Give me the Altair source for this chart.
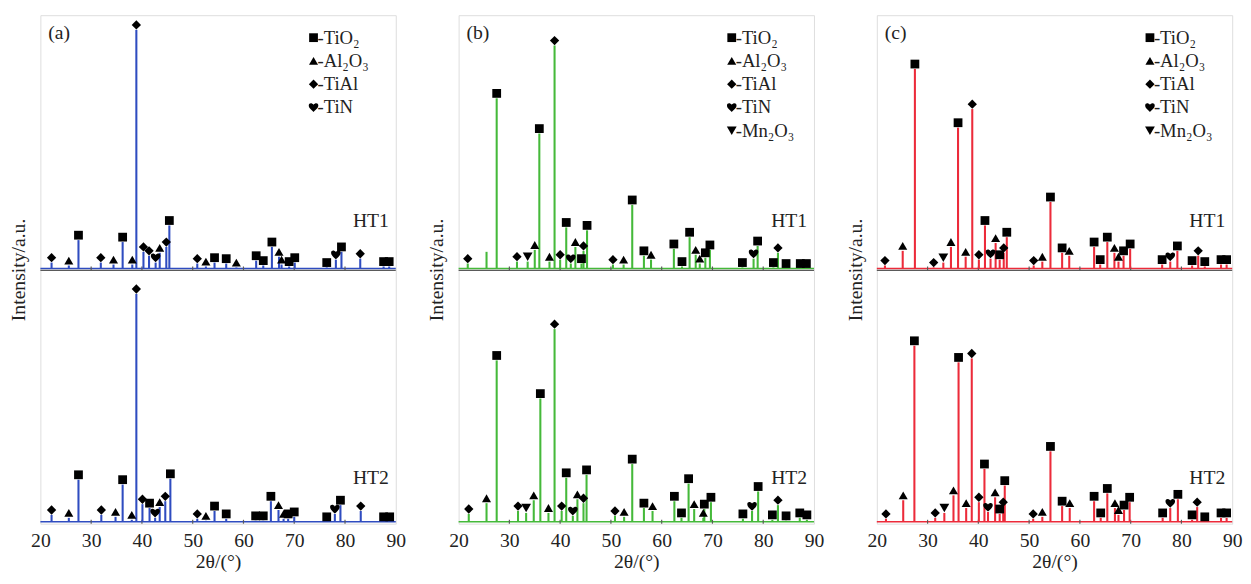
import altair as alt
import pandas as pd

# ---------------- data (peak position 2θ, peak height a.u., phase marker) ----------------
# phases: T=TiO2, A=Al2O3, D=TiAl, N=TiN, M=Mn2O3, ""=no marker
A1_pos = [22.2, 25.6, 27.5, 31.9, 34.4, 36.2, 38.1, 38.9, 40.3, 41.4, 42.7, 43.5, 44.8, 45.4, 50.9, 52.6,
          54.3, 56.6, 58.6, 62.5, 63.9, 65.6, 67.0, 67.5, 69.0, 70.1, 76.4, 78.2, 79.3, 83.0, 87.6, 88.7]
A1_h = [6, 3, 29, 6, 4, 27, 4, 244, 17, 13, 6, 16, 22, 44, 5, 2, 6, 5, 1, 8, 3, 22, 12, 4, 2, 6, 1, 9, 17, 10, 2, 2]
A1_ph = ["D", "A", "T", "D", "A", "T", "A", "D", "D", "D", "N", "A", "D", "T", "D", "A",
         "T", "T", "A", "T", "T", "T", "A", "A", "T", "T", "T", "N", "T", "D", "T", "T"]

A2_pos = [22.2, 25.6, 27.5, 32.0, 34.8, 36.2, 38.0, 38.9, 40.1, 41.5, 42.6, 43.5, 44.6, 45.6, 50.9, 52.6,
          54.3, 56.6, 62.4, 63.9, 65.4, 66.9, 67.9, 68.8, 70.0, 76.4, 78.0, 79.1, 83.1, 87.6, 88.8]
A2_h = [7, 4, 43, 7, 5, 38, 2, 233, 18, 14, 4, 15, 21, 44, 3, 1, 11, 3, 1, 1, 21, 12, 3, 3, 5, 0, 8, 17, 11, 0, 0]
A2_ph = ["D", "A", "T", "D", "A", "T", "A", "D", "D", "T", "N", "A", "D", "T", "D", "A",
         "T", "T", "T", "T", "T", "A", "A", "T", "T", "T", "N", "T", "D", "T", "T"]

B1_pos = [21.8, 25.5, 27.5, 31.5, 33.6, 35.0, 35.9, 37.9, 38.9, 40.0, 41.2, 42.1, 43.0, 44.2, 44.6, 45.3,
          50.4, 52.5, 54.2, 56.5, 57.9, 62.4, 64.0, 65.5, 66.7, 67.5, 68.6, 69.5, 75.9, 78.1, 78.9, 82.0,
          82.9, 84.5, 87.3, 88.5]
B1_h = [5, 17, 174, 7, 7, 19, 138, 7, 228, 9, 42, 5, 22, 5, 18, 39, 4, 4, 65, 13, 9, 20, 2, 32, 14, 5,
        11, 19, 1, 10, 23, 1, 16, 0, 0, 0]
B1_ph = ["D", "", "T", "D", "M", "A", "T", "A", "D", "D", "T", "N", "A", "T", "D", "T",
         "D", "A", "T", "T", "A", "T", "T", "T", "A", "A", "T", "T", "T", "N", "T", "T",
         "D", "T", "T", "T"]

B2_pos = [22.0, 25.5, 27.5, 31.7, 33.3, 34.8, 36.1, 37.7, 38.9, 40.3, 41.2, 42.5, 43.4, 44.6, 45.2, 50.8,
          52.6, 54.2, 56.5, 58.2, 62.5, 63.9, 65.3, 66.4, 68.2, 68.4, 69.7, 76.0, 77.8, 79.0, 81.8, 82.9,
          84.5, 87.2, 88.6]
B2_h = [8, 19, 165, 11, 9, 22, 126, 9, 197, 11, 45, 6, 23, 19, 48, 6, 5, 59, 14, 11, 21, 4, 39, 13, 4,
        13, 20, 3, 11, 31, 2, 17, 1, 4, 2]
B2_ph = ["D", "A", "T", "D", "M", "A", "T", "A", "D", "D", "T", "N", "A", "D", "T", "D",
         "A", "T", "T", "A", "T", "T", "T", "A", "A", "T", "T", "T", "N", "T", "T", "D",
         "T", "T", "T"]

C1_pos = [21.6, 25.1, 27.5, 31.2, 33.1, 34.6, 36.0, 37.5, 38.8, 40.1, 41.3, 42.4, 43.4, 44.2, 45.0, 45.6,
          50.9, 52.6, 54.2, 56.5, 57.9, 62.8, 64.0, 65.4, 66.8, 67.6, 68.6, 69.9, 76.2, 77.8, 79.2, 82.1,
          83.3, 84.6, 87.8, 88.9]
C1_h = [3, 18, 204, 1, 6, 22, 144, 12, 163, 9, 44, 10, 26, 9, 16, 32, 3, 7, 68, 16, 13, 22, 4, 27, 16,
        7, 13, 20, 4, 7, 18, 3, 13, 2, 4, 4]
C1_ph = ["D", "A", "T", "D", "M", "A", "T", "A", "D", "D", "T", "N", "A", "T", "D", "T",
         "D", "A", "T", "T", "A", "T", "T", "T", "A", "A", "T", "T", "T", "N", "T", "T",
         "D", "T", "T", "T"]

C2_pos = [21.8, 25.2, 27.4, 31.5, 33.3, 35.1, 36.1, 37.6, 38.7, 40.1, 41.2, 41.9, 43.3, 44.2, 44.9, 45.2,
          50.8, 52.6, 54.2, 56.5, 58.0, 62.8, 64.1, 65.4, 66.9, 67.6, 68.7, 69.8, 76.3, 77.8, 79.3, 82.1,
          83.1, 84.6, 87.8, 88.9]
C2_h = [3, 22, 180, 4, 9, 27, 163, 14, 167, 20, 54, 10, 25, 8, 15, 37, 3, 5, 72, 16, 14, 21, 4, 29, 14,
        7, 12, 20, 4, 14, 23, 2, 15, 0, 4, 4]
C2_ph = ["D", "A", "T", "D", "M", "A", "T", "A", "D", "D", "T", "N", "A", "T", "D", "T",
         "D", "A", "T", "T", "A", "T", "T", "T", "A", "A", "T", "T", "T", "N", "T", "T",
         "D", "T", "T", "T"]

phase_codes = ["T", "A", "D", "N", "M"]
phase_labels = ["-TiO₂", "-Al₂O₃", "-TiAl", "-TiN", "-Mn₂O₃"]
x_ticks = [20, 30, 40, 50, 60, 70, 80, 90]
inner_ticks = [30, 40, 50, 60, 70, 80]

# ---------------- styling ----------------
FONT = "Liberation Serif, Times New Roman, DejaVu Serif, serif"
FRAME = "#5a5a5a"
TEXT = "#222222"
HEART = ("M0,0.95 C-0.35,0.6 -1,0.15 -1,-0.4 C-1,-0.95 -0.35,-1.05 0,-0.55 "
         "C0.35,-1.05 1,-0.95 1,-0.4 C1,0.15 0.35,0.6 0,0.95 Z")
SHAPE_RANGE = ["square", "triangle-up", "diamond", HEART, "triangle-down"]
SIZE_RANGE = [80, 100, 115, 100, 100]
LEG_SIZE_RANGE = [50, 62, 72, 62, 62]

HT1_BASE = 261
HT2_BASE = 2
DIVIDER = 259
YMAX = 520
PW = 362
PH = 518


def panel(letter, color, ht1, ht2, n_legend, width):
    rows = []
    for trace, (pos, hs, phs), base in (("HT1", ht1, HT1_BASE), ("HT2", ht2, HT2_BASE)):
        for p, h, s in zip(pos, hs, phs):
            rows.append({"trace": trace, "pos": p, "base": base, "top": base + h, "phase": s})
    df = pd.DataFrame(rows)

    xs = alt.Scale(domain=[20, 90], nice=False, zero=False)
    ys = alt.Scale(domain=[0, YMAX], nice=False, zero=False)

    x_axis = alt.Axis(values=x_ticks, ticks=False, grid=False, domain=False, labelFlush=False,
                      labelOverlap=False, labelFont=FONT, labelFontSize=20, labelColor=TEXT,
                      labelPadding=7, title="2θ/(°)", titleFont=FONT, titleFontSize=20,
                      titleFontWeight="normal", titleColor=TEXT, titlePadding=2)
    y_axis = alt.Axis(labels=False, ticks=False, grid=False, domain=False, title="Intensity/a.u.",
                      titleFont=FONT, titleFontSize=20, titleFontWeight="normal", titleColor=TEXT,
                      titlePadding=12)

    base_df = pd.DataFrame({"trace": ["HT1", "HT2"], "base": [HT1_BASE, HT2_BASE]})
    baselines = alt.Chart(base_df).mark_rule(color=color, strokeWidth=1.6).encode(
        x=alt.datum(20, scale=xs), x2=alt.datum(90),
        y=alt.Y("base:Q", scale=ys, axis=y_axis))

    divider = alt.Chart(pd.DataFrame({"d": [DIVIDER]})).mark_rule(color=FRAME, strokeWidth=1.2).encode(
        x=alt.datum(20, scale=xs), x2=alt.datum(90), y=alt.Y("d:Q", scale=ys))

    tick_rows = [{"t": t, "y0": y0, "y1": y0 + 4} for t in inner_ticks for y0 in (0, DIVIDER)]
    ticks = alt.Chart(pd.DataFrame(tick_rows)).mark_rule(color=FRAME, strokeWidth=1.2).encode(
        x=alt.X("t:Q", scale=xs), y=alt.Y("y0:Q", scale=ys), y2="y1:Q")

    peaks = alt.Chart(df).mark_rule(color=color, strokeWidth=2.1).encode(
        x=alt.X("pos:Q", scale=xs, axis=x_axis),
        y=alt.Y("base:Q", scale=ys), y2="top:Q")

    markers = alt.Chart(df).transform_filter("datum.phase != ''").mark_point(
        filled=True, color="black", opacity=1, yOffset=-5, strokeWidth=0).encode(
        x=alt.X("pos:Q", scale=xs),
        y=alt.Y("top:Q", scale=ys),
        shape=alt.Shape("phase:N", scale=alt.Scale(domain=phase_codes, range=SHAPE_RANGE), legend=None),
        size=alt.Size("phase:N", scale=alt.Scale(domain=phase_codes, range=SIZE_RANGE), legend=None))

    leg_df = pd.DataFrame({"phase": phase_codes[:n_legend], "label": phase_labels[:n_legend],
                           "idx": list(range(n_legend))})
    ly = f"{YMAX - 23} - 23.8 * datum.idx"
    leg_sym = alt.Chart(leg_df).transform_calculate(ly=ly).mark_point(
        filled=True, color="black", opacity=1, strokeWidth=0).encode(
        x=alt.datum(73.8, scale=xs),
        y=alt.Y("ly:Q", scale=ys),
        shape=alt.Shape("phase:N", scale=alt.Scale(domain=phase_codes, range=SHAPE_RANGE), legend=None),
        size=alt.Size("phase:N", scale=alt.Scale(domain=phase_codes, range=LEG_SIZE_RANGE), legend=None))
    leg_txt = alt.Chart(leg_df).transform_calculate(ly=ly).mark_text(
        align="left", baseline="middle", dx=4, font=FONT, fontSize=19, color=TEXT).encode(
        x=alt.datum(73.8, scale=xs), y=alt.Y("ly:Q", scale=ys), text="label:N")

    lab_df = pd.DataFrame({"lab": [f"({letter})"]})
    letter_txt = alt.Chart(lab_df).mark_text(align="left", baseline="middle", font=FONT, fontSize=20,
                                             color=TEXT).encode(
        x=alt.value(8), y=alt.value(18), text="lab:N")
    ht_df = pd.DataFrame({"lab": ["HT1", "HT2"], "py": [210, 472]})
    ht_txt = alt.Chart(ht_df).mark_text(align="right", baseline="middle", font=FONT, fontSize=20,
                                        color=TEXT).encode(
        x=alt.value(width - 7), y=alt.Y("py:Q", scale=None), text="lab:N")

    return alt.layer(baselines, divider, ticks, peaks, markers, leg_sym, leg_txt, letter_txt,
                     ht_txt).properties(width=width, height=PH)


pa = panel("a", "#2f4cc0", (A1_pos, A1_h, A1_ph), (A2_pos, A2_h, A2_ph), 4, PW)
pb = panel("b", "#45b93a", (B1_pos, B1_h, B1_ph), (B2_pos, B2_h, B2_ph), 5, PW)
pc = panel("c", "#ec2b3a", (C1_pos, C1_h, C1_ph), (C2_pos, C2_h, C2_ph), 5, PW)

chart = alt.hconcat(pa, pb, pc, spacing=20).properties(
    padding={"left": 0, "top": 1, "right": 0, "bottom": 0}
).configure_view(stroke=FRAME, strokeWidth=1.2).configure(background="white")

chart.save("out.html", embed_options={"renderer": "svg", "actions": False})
==
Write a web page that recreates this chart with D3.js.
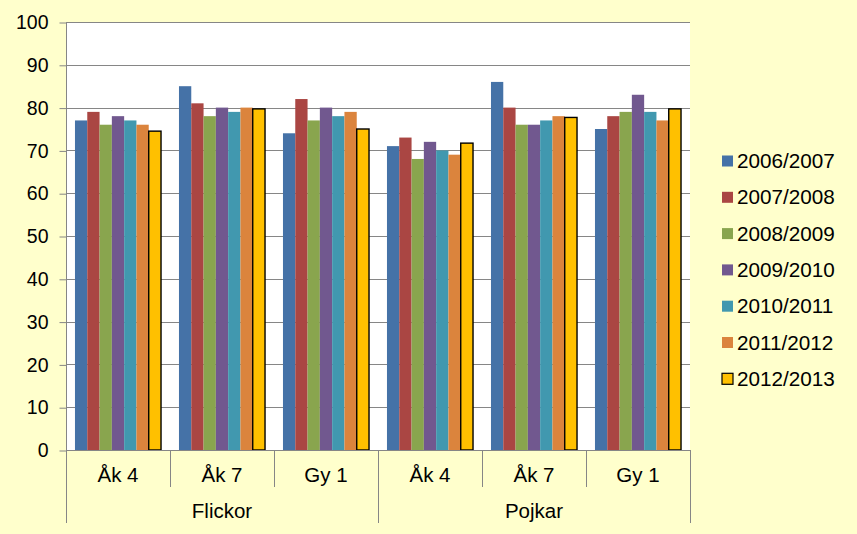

**Exercise**: Extract lines where the string "this" occurs.

**Output below**:
Give me the Altair source for this chart.
Write a web page that recreates this chart with D3.js.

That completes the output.